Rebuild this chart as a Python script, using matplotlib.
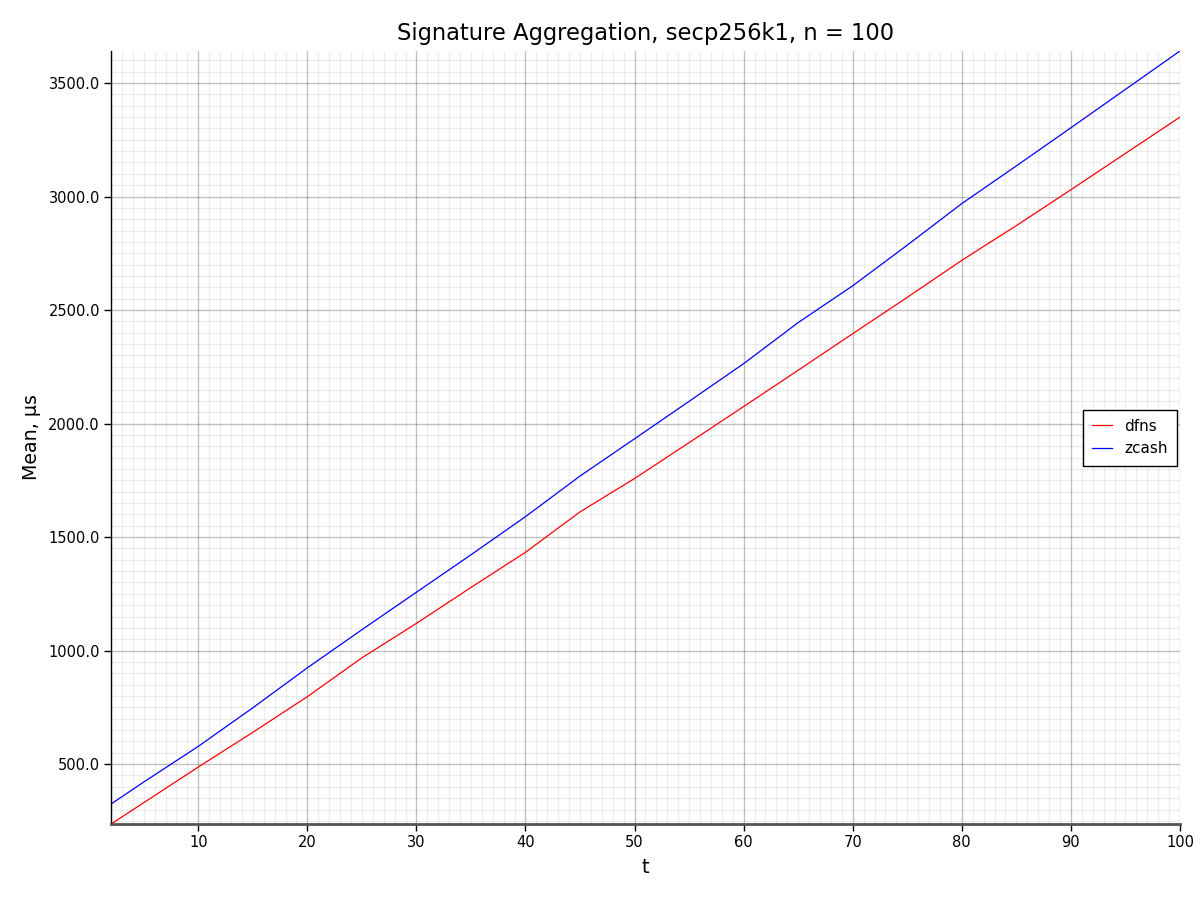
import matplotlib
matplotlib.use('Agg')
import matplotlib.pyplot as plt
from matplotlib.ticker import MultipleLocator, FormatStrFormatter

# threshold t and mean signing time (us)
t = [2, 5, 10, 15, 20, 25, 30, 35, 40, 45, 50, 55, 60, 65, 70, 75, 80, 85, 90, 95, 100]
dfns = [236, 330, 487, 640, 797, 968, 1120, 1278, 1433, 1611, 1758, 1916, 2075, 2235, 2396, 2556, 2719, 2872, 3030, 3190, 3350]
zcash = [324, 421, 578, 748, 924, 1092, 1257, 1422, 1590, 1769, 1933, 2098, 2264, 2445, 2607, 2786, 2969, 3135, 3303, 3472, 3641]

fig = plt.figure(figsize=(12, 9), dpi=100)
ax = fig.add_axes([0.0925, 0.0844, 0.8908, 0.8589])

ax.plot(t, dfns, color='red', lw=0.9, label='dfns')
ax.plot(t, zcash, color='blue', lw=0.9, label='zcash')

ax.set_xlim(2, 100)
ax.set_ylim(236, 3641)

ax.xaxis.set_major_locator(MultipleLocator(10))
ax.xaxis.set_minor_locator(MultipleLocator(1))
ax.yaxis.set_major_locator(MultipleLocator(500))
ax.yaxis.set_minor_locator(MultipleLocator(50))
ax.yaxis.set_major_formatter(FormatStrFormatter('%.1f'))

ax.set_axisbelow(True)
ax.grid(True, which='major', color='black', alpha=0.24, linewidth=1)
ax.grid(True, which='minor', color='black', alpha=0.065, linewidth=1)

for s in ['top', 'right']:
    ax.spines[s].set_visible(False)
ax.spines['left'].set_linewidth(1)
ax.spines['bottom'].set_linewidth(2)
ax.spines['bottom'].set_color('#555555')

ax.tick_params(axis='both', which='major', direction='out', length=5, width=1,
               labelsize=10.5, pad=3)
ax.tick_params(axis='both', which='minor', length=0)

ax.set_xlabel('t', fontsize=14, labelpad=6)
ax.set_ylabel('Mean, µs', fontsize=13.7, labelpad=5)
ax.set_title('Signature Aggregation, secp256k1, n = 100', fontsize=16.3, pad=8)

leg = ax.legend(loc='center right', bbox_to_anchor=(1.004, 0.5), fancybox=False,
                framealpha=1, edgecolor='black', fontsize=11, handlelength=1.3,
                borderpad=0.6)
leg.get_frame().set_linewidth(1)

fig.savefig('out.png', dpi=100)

· · · · · · ·

### REQUIREMENT
Are you able to set down all the lines above exactly, without any pictures?

### ANSWER TO THIS EXERCISE
Rebuild this chart as a Python script, using matplotlib.
import matplotlib
matplotlib.use('Agg')
import matplotlib.pyplot as plt
from matplotlib.ticker import MultipleLocator, FormatStrFormatter

# threshold t and mean signing time (us)
t = [2, 5, 10, 15, 20, 25, 30, 35, 40, 45, 50, 55, 60, 65, 70, 75, 80, 85, 90, 95, 100]
dfns = [236, 330, 487, 640, 797, 968, 1120, 1278, 1433, 1611, 1758, 1916, 2075, 2235, 2396, 2556, 2719, 2872, 3030, 3190, 3350]
zcash = [324, 421, 578, 748, 924, 1092, 1257, 1422, 1590, 1769, 1933, 2098, 2264, 2445, 2607, 2786, 2969, 3135, 3303, 3472, 3641]

fig = plt.figure(figsize=(12, 9), dpi=100)
ax = fig.add_axes([0.0925, 0.0844, 0.8908, 0.8589])

ax.plot(t, dfns, color='red', lw=0.9, label='dfns')
ax.plot(t, zcash, color='blue', lw=0.9, label='zcash')

ax.set_xlim(2, 100)
ax.set_ylim(236, 3641)

ax.xaxis.set_major_locator(MultipleLocator(10))
ax.xaxis.set_minor_locator(MultipleLocator(1))
ax.yaxis.set_major_locator(MultipleLocator(500))
ax.yaxis.set_minor_locator(MultipleLocator(50))
ax.yaxis.set_major_formatter(FormatStrFormatter('%.1f'))

ax.set_axisbelow(True)
ax.grid(True, which='major', color='black', alpha=0.24, linewidth=1)
ax.grid(True, which='minor', color='black', alpha=0.065, linewidth=1)

for s in ['top', 'right']:
    ax.spines[s].set_visible(False)
ax.spines['left'].set_linewidth(1)
ax.spines['bottom'].set_linewidth(2)
ax.spines['bottom'].set_color('#555555')

ax.tick_params(axis='both', which='major', direction='out', length=5, width=1,
               labelsize=10.5, pad=3)
ax.tick_params(axis='both', which='minor', length=0)

ax.set_xlabel('t', fontsize=14, labelpad=6)
ax.set_ylabel('Mean, µs', fontsize=13.7, labelpad=5)
ax.set_title('Signature Aggregation, secp256k1, n = 100', fontsize=16.3, pad=8)

leg = ax.legend(loc='center right', bbox_to_anchor=(1.004, 0.5), fancybox=False,
                framealpha=1, edgecolor='black', fontsize=11, handlelength=1.3,
                borderpad=0.6)
leg.get_frame().set_linewidth(1)

fig.savefig('out.png', dpi=100)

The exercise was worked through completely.